## Your instructions
Write out the material exactly. Do not include the pictures.

## Supplied data

==========

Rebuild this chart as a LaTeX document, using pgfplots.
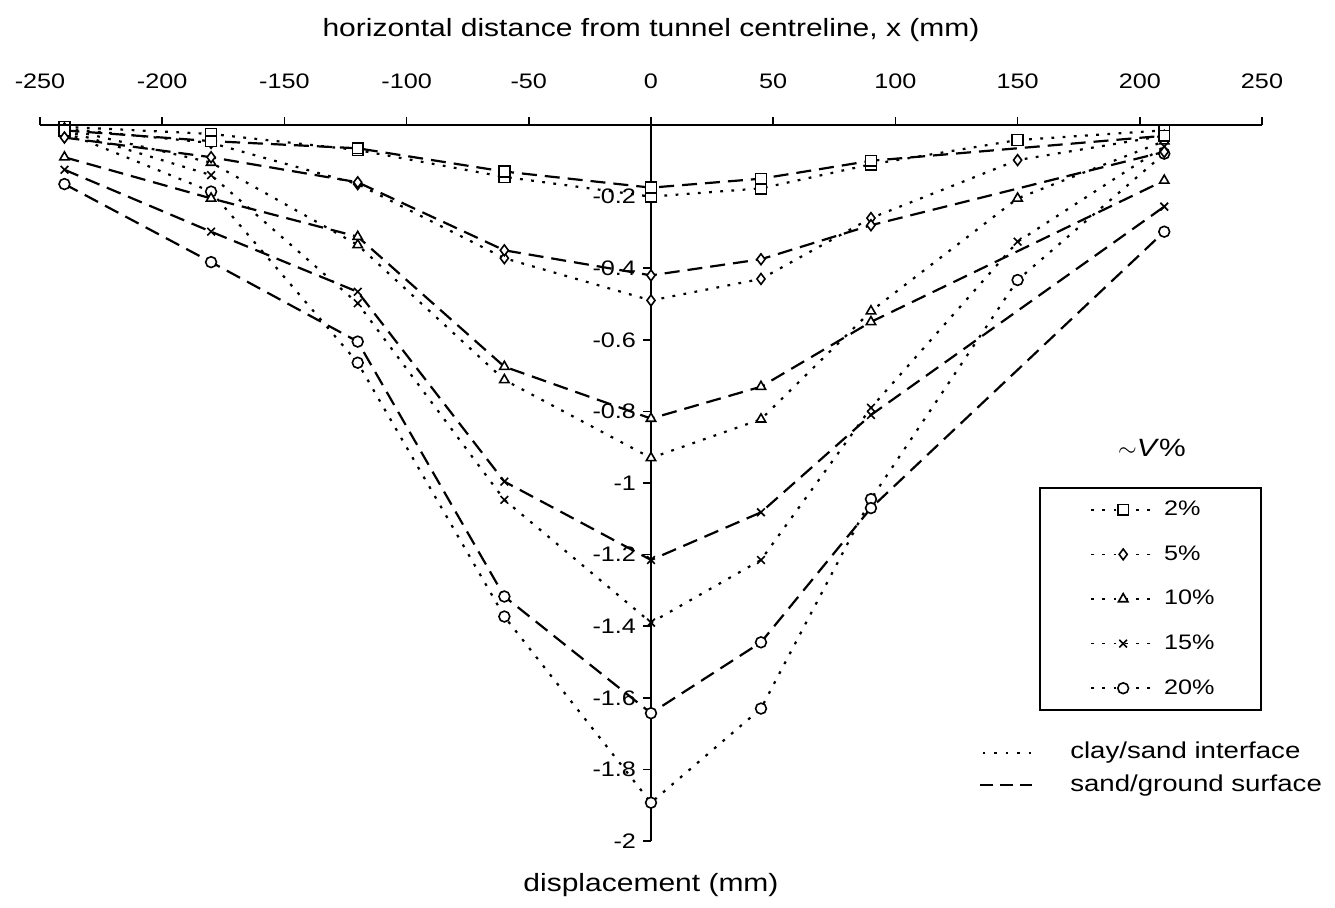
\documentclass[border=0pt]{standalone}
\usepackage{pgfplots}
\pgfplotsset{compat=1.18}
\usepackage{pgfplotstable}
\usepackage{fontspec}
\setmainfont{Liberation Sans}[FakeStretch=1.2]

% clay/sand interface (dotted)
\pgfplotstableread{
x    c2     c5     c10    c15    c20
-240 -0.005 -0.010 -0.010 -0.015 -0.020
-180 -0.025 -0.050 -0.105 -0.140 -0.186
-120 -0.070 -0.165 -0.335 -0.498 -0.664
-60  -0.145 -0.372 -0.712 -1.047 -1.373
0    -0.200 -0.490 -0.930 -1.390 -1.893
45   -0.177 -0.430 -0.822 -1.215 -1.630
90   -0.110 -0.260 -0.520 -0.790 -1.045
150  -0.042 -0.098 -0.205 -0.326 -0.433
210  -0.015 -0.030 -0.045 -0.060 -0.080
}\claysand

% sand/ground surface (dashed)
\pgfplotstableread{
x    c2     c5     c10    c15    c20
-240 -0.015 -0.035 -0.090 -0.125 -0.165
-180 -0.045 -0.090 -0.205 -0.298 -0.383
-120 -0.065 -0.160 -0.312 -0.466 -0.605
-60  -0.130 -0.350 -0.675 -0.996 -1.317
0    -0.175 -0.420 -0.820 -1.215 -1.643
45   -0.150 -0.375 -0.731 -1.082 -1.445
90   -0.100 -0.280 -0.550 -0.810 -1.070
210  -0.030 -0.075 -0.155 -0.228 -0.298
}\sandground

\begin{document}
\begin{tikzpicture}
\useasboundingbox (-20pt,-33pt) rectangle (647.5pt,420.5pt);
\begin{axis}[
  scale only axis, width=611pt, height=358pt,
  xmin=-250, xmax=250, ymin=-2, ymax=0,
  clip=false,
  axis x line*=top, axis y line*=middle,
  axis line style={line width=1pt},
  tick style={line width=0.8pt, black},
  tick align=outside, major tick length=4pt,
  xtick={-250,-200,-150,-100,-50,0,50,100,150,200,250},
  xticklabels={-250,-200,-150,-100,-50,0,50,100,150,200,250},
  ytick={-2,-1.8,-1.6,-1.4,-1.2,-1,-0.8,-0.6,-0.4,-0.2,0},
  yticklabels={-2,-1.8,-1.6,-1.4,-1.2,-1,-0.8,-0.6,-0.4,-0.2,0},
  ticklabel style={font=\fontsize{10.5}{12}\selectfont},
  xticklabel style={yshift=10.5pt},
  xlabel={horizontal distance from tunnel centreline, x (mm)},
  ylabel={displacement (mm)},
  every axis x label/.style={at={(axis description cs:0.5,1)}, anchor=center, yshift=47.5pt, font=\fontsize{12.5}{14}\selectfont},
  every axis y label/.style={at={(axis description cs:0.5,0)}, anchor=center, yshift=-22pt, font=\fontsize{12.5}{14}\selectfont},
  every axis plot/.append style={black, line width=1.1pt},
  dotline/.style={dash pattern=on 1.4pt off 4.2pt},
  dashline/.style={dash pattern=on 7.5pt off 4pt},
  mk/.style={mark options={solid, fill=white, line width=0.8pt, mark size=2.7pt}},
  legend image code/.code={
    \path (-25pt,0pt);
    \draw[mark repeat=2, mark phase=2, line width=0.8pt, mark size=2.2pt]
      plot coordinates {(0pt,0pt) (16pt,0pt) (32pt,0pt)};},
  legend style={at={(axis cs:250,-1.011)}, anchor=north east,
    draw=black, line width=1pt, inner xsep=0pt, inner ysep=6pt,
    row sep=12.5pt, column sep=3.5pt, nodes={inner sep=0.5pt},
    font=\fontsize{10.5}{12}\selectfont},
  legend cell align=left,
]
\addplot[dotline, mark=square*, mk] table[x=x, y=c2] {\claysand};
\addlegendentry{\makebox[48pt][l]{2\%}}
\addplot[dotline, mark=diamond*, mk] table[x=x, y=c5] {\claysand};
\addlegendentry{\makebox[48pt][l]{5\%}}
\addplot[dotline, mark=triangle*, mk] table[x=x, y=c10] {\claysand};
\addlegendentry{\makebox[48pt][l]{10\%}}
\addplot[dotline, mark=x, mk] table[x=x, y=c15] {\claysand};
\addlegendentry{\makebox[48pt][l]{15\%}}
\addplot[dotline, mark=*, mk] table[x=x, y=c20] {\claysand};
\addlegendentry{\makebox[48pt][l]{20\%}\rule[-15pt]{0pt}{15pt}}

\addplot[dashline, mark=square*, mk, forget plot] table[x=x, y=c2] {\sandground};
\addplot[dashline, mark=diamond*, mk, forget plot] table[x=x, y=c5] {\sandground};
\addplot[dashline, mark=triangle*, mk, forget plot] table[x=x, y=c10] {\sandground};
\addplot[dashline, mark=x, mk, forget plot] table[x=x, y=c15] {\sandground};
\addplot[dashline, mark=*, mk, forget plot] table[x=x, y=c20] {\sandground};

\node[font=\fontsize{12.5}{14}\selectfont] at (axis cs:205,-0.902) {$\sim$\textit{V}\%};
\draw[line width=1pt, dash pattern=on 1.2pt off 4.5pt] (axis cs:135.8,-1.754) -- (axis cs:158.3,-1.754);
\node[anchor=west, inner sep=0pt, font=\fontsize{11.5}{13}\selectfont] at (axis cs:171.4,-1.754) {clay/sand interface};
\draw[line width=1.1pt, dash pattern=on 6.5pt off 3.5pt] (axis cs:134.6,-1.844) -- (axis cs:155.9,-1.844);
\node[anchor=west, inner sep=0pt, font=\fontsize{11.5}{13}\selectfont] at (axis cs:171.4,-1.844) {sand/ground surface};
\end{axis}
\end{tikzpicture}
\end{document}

==========

## Expected answer
Rebuild this chart as a LaTeX document, using pgfplots.
\documentclass[border=0pt]{standalone}
\usepackage{pgfplots}
\pgfplotsset{compat=1.18}
\usepackage{pgfplotstable}
\usepackage{fontspec}
\setmainfont{Liberation Sans}[FakeStretch=1.2]

% clay/sand interface (dotted)
\pgfplotstableread{
x    c2     c5     c10    c15    c20
-240 -0.005 -0.010 -0.010 -0.015 -0.020
-180 -0.025 -0.050 -0.105 -0.140 -0.186
-120 -0.070 -0.165 -0.335 -0.498 -0.664
-60  -0.145 -0.372 -0.712 -1.047 -1.373
0    -0.200 -0.490 -0.930 -1.390 -1.893
45   -0.177 -0.430 -0.822 -1.215 -1.630
90   -0.110 -0.260 -0.520 -0.790 -1.045
150  -0.042 -0.098 -0.205 -0.326 -0.433
210  -0.015 -0.030 -0.045 -0.060 -0.080
}\claysand

% sand/ground surface (dashed)
\pgfplotstableread{
x    c2     c5     c10    c15    c20
-240 -0.015 -0.035 -0.090 -0.125 -0.165
-180 -0.045 -0.090 -0.205 -0.298 -0.383
-120 -0.065 -0.160 -0.312 -0.466 -0.605
-60  -0.130 -0.350 -0.675 -0.996 -1.317
0    -0.175 -0.420 -0.820 -1.215 -1.643
45   -0.150 -0.375 -0.731 -1.082 -1.445
90   -0.100 -0.280 -0.550 -0.810 -1.070
210  -0.030 -0.075 -0.155 -0.228 -0.298
}\sandground

\begin{document}
\begin{tikzpicture}
\useasboundingbox (-20pt,-33pt) rectangle (647.5pt,420.5pt);
\begin{axis}[
  scale only axis, width=611pt, height=358pt,
  xmin=-250, xmax=250, ymin=-2, ymax=0,
  clip=false,
  axis x line*=top, axis y line*=middle,
  axis line style={line width=1pt},
  tick style={line width=0.8pt, black},
  tick align=outside, major tick length=4pt,
  xtick={-250,-200,-150,-100,-50,0,50,100,150,200,250},
  xticklabels={-250,-200,-150,-100,-50,0,50,100,150,200,250},
  ytick={-2,-1.8,-1.6,-1.4,-1.2,-1,-0.8,-0.6,-0.4,-0.2,0},
  yticklabels={-2,-1.8,-1.6,-1.4,-1.2,-1,-0.8,-0.6,-0.4,-0.2,0},
  ticklabel style={font=\fontsize{10.5}{12}\selectfont},
  xticklabel style={yshift=10.5pt},
  xlabel={horizontal distance from tunnel centreline, x (mm)},
  ylabel={displacement (mm)},
  every axis x label/.style={at={(axis description cs:0.5,1)}, anchor=center, yshift=47.5pt, font=\fontsize{12.5}{14}\selectfont},
  every axis y label/.style={at={(axis description cs:0.5,0)}, anchor=center, yshift=-22pt, font=\fontsize{12.5}{14}\selectfont},
  every axis plot/.append style={black, line width=1.1pt},
  dotline/.style={dash pattern=on 1.4pt off 4.2pt},
  dashline/.style={dash pattern=on 7.5pt off 4pt},
  mk/.style={mark options={solid, fill=white, line width=0.8pt, mark size=2.7pt}},
  legend image code/.code={
    \path (-25pt,0pt);
    \draw[mark repeat=2, mark phase=2, line width=0.8pt, mark size=2.2pt]
      plot coordinates {(0pt,0pt) (16pt,0pt) (32pt,0pt)};},
  legend style={at={(axis cs:250,-1.011)}, anchor=north east,
    draw=black, line width=1pt, inner xsep=0pt, inner ysep=6pt,
    row sep=12.5pt, column sep=3.5pt, nodes={inner sep=0.5pt},
    font=\fontsize{10.5}{12}\selectfont},
  legend cell align=left,
]
\addplot[dotline, mark=square*, mk] table[x=x, y=c2] {\claysand};
\addlegendentry{\makebox[48pt][l]{2\%}}
\addplot[dotline, mark=diamond*, mk] table[x=x, y=c5] {\claysand};
\addlegendentry{\makebox[48pt][l]{5\%}}
\addplot[dotline, mark=triangle*, mk] table[x=x, y=c10] {\claysand};
\addlegendentry{\makebox[48pt][l]{10\%}}
\addplot[dotline, mark=x, mk] table[x=x, y=c15] {\claysand};
\addlegendentry{\makebox[48pt][l]{15\%}}
\addplot[dotline, mark=*, mk] table[x=x, y=c20] {\claysand};
\addlegendentry{\makebox[48pt][l]{20\%}\rule[-15pt]{0pt}{15pt}}

\addplot[dashline, mark=square*, mk, forget plot] table[x=x, y=c2] {\sandground};
\addplot[dashline, mark=diamond*, mk, forget plot] table[x=x, y=c5] {\sandground};
\addplot[dashline, mark=triangle*, mk, forget plot] table[x=x, y=c10] {\sandground};
\addplot[dashline, mark=x, mk, forget plot] table[x=x, y=c15] {\sandground};
\addplot[dashline, mark=*, mk, forget plot] table[x=x, y=c20] {\sandground};

\node[font=\fontsize{12.5}{14}\selectfont] at (axis cs:205,-0.902) {$\sim$\textit{V}\%};
\draw[line width=1pt, dash pattern=on 1.2pt off 4.5pt] (axis cs:135.8,-1.754) -- (axis cs:158.3,-1.754);
\node[anchor=west, inner sep=0pt, font=\fontsize{11.5}{13}\selectfont] at (axis cs:171.4,-1.754) {clay/sand interface};
\draw[line width=1.1pt, dash pattern=on 6.5pt off 3.5pt] (axis cs:134.6,-1.844) -- (axis cs:155.9,-1.844);
\node[anchor=west, inner sep=0pt, font=\fontsize{11.5}{13}\selectfont] at (axis cs:171.4,-1.844) {sand/ground surface};
\end{axis}
\end{tikzpicture}
\end{document}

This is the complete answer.